Serial sex offender Patrick Nevin has been jailed for five and a half years for attacking a Brazilian student he met on Tinder.
Nevin (37) was convicted after a trial last December of sexually assaulting the student when they met for a first date, after “matching” on the Tinder dating app in July 2014.
Nevin has since pleaded guilty to raping a second woman and sexually assaulting a third victim. All three attacks took place within 11 days in July 2014 and all involved Nevin meeting the women on Tinder and then picking them up at their homes in his dark blue BMW.
Nevin, with former addresses of Mounttown, Dun Laoghaire, Dublin and Castlebellingham, Co Louth, then drove the women to secluded locations and attacked them.
After a trial at Dublin Circuit Criminal Court in late 2017, a jury found him guilty of sexually assaulting the Brazilian woman on UCD campus, south Dublin on July 23, 2014. His lawyers told the court that Nevin continues to deny the charge.
Judge Cormac Quinn said that “contact on Tinder did not give consent to sexual assault”. He said Nevin brought the victim to a secluded spot knowing she was a foreigner who did not know where she was and spoke very little English.
He also noted the use of force during the attack with Nevin punching the woman to the head.
Judge Quinn said he had to take into consideration mitigating factors such as Nevin's age and a prison governor's report, which stated Nevin is on an enhanced privilege level and is pursuing studies in custody. He previously acquired a degree in software engineering from UCD while serving a prison sentence for a serious assault.
Judge Quinn sentenced Nevin to a prison term of five and a half years. He also imposed a post release supervision period of two years, with a condition that Nevin is not to use the internet to make contact with anyone unknown to him for the purposes of meeting with him.
The sentence is backdated to September 2014 when Nevin was arrested for this offence. He has been in custody since then awaiting trial and sentence.
The court heard that the victim was a language student who was using Tinder to meet Irish people to practice speaking English.
After the two “matched” on Tinder, Nevin repeatedly asked the woman to meet with him. She agreed, believing they were meeting to go for a coffee.
Instead Nevin drove her to a secluded field on UCD campus. When she resisted a forcible attempt to kiss her, Nevin became aggressive and began cursing.
He put his hand up her dress and she struggled with him. He pulled down part of her dress exposing her breast and restrained her by holding her arm.

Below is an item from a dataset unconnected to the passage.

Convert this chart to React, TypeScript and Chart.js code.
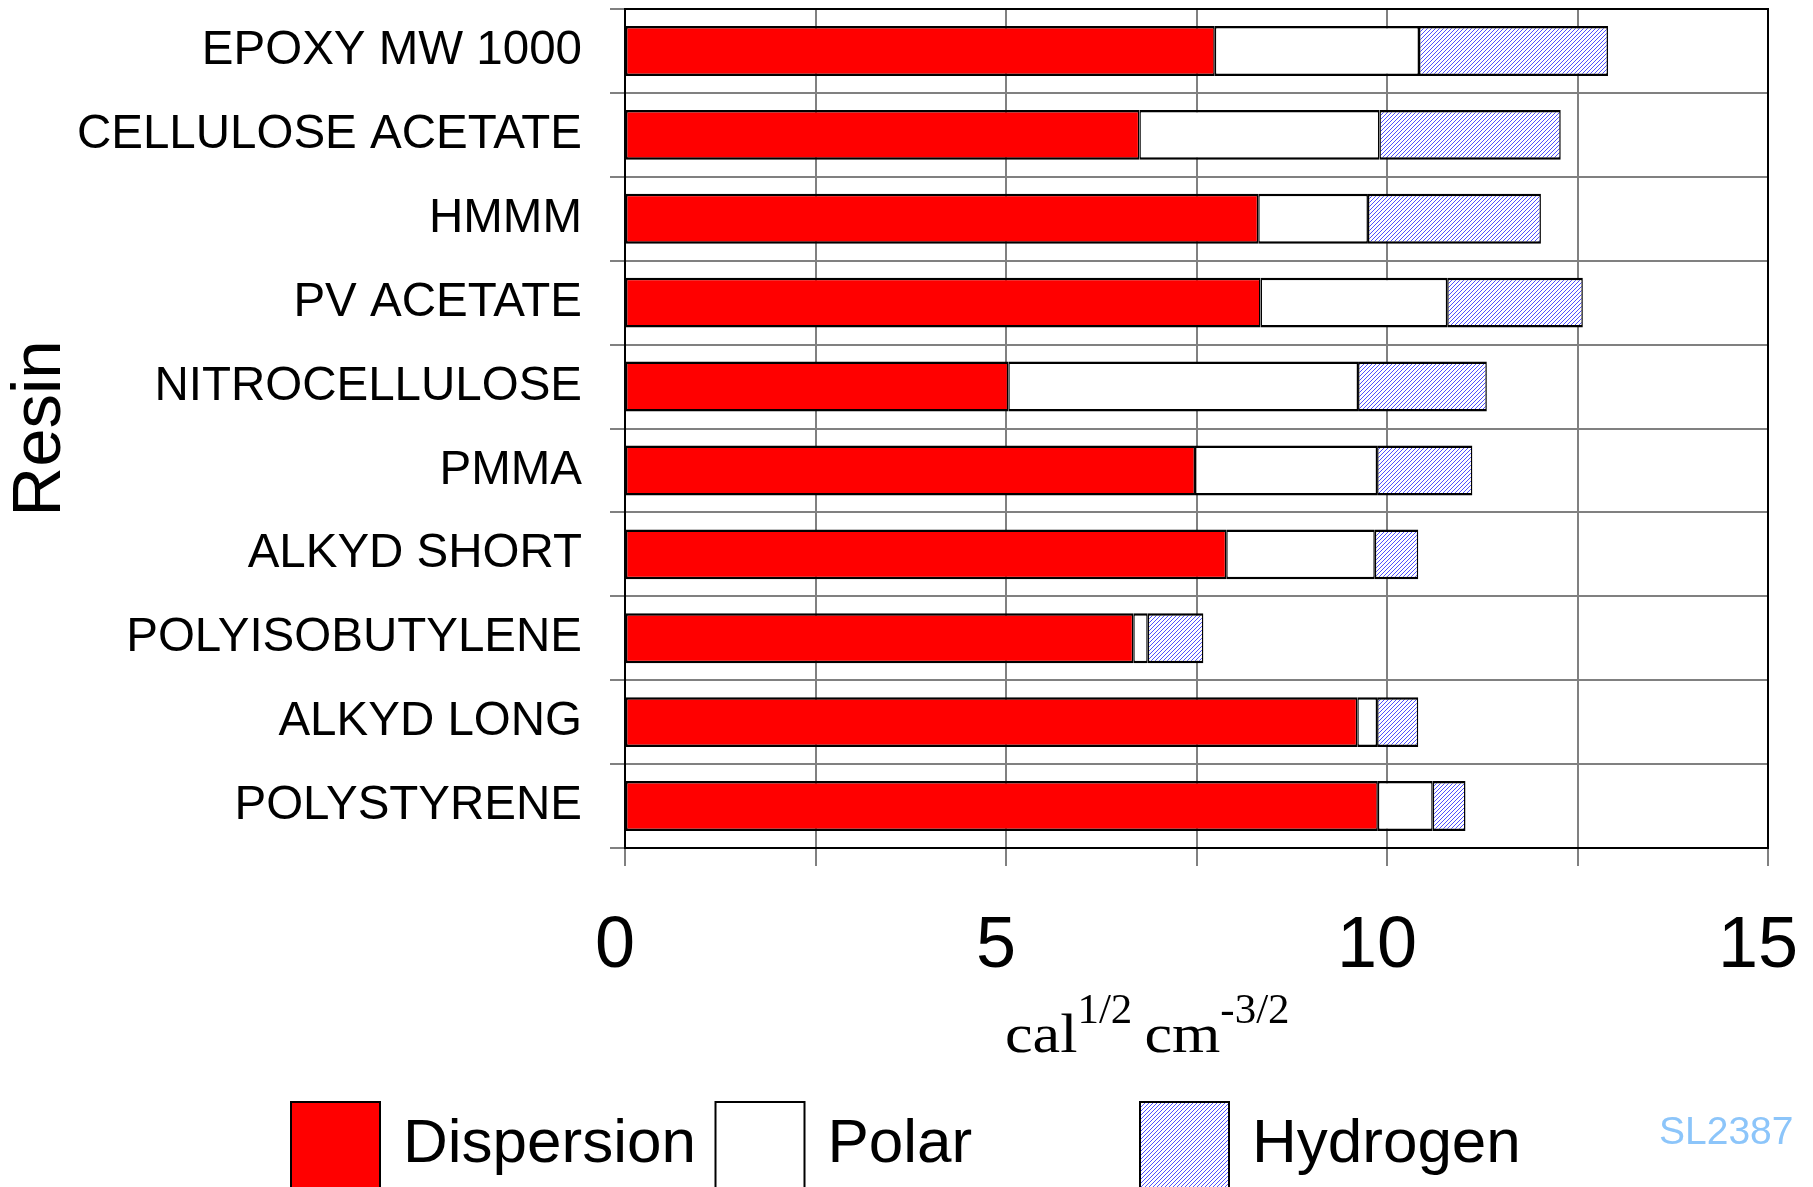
import React, { useEffect, useRef } from 'react';
import { Chart, registerables } from 'chart.js';

Chart.register(...registerables);

const resins = [
  'EPOXY MW 1000',
  'CELLULOSE ACETATE',
  'HMMM',
  'PV ACETATE',
  'NITROCELLULOSE',
  'PMMA',
  'ALKYD SHORT',
  'POLYISOBUTYLENE',
  'ALKYD LONG',
  'POLYSTYRENE',
];
const dispersion = [7.74, 6.75, 8.31, 8.34, 5.03, 7.48, 7.89, 6.67, 9.61, 9.88];
const polar = [2.68, 3.15, 1.44, 2.45, 4.59, 2.39, 1.95, 0.19, 0.26, 0.72];
const hydrogen = [2.48, 2.38, 2.27, 1.78, 1.69, 1.25, 0.57, 0.73, 0.54, 0.43];
const seriesNames = ['Dispersion', 'Polar', 'Hydrogen'];
const xTickLabels = [0, 5, 10, 15];
const yAxisTitle = 'Resin';
const unitParts: [string, boolean][] = [
  ['cal', false],
  ['1/2', true],
  [' ', false],
  ['cm', false],
  ['-3/2', true],
];
const watermark = 'SL2387';

const SANS = "'Liberation Sans', Arial, sans-serif";
const SERIF = "'Liberation Serif', 'Times New Roman', serif";
const W = 1813;
const H = 1187;

export default function App() {
  const ref = useRef<HTMLCanvasElement | null>(null);

  useEffect(() => {
    const canvas = ref.current;
    if (!canvas) return;
    const ctx = canvas.getContext('2d')!;

    const pc = document.createElement('canvas');
    pc.width = 4;
    pc.height = 4;
    const pctx = pc.getContext('2d')!;
    pctx.fillStyle = '#ffffff';
    pctx.fillRect(0, 0, 4, 4);
    pctx.fillStyle = '#5050ff';
    for (let i = 0; i < 4; i++) pctx.fillRect(3 - i, i, 1, 1);
    const hatch = ctx.createPattern(pc, 'repeat')!;

    const fills = ['#ff0000', '#ffffff', hatch];
    const values = [dispersion, polar, hydrogen];

    const extras = {
      id: 'extras',
      afterDatasetsDraw(chart: any) {
        const c = chart.ctx;
        const a = chart.chartArea;
        c.save();
        c.strokeStyle = '#000';
        c.lineWidth = 2;
        c.strokeRect(a.left, a.top, a.right - a.left, a.bottom - a.top);
        c.restore();
      },
      afterDraw(chart: any) {
        const c = chart.ctx;
        c.save();
        // unit title
        let x = 1005;
        const base = 1052;
        const supBase = 1023;
        c.fillStyle = '#000';
        c.textBaseline = 'alphabetic';
        c.textAlign = 'left';
        for (const [t, sup] of unitParts) {
          if (sup) {
            c.font = `43px ${SERIF}`;
            c.fillText(t, x, supBase);
            x += c.measureText(t).width;
          } else {
            c.font = `54px ${SERIF}`;
            const w = c.measureText(t).width;
            c.save();
            c.translate(x, base);
            c.scale(1.15, 1);
            c.fillText(t, 0, 0);
            c.restore();
            x += w * (t === ' ' ? 0.9 : 1.15);
          }
        }
        // legend
        chart.data.datasets.forEach((ds: any, i: number) => {
          const bx = 290 + i * 424.5;
          const by = 1101;
          const s = 91;
          c.fillStyle = ds.backgroundColor;
          c.fillRect(bx, by, s, s);
          c.strokeStyle = '#000';
          c.lineWidth = 2;
          c.strokeRect(bx + 1, by + 1, s - 2, s - 2);
          c.fillStyle = '#000';
          c.font = `62px ${SANS}`;
          c.textBaseline = 'alphabetic';
          c.fillText(ds.label, bx + 113, 1162);
        });
        // watermark
        c.fillStyle = '#8cc5fa';
        c.font = `39px ${SANS}`;
        c.fillText(watermark, 1659, 1144);
        c.restore();
      },
    };

    const chart = new Chart(canvas, {
      type: 'bar',
      data: {
        labels: resins,
        datasets: seriesNames.map((name, i) => ({
          label: name,
          data: values[i],
          backgroundColor: fills[i] as any,
          borderColor: '#000',
          borderWidth: { top: 2.5, bottom: 2.5, left: 1.5, right: 1.5 },
          borderSkipped: false,
          categoryPercentage: 1,
          barPercentage: 0.595,
        })),
      },
      options: {
        indexAxis: 'y',
        responsive: false,
        animation: false,
        devicePixelRatio: 1,
        layout: { padding: { left: 0, top: 9, right: 45, bottom: 0 } },
        plugins: {
          legend: { display: false },
          tooltip: { enabled: false },
          title: { display: false },
        },
        scales: {
          x: {
            stacked: true,
            min: 0,
            max: 15,
            grid: {
              color: '#808080',
              lineWidth: 2,
              tickLength: 18,
              tickColor: '#808080',
              tickWidth: 2,
            },
            border: { display: true, color: '#000', width: 2 },
            ticks: {
              stepSize: 2.5,
              autoSkip: false,
              maxRotation: 0,
              minRotation: 0,
              labelOffset: -10,
              padding: 38,
              color: '#000',
              font: { family: SANS, size: 72 },
              callback: (v: any) => (xTickLabels.includes(Number(v)) ? String(v) : ''),
            },
            afterFit: (s: any) => {
              s.height = H - 848;
              s.paddingLeft = 0;
              s.paddingRight = 0;
            },
          },
          y: {
            stacked: true,
            grid: {
              color: '#808080',
              lineWidth: 2,
              tickLength: 15,
              tickColor: '#808080',
              tickWidth: 2,
              offset: true,
            },
            border: { display: true, color: '#000', width: 2 },
            ticks: {
              color: '#000',
              padding: 28,
              font: { family: SANS, size: 47.5 },
            },
            title: {
              display: true,
              text: yAxisTitle,
              color: '#000',
              font: { family: SANS, size: 69 },
              padding: 0,
            },
            afterFit: (s: any) => {
              s.width = 625;
              s.paddingTop = 0;
              s.paddingBottom = 0;
            },
          },
        },
      },
      plugins: [extras],
    });

    return () => chart.destroy();
  }, []);

  return (
    <div style={{ position: 'fixed', left: 0, top: 0, width: W, height: H, background: '#fff' }}>
      <canvas ref={ref} width={W} height={H} style={{ width: W, height: H, display: 'block' }} />
    </div>
  );
}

During the struggle Nevin punched her on the back of her head. The attack stopped when she managed to release her seat belt and get out of the car and Nevin drove off.
He left her in a distressed state and she didn't know where she was. A lady out walking her dogs came to her assistance and helped her get to the N11 and into a taxi.
Nevin was identified as a suspect by gardaí after they checked the records of the car registration caught on UCD's automatic number plate recognition system.
During the trial, the woman testified that she was in fear of her life and thought Nevin was going to rape her.
The victim, now aged 36, told the court on Friday that it had been very hard for her to travel back here for the trial last year and to see her attacker.
She said she felt “the same fear I felt that day when he became a monster in front of me”.
Becoming tearful at times and flanked by the investigating garda, Detective Sergeant Denis Ellard, the woman said that when the jury returned its verdict, she felt a freedom she hadn't felt for a long time.
She said that the attack forced her to change her plans to learn English here and she was only able to find work as a cleaner. She said she was working alone most of the time, so the only words she learned were related to cleaning.
Reading from her victim impact statement, in halting English, she said “Initially I blamed myself for everything that happened. I’m afraid of people’s judgment about how I am especially when it comes to men.”
The woman said she struggles to still believe that men can be kind and hates seeing a blue BMW or beige leather as they both remind her of the attack.
She said she still dreams of returning to Ireland to live here. She said that Ireland taught her “to say please, sorry and thank you for everything” and she tells herself nowadays that most people are good.
“I know I lost money and self confidence after what happened but I still think I will be able to live my dream of living here,” she said.
Det Sgt Ellard told the court that Nevin's eight previous convictions include one for “a brutal assault” on his then partner. In that 2001 attack, Nevin killed the woman's two dogs before launching an assault on her which left her with serious injuries.
He received a seven-year prison term for this and the court heard he qualified with a degree in software engineering from UCD while in custody. He also has a conviction from 2012 for possession of a stun gun in suspicious circumstances.
Patrick McGrath SC, defending, told the court that his client does not accept the verdict of the jury for the sex assault offence.
He asked the court to consider the nature of the assault. He also asked the court to note the relative youth of his client.
Nevin is due to be sentenced in another court next month (December) for the rape offence and the other assault.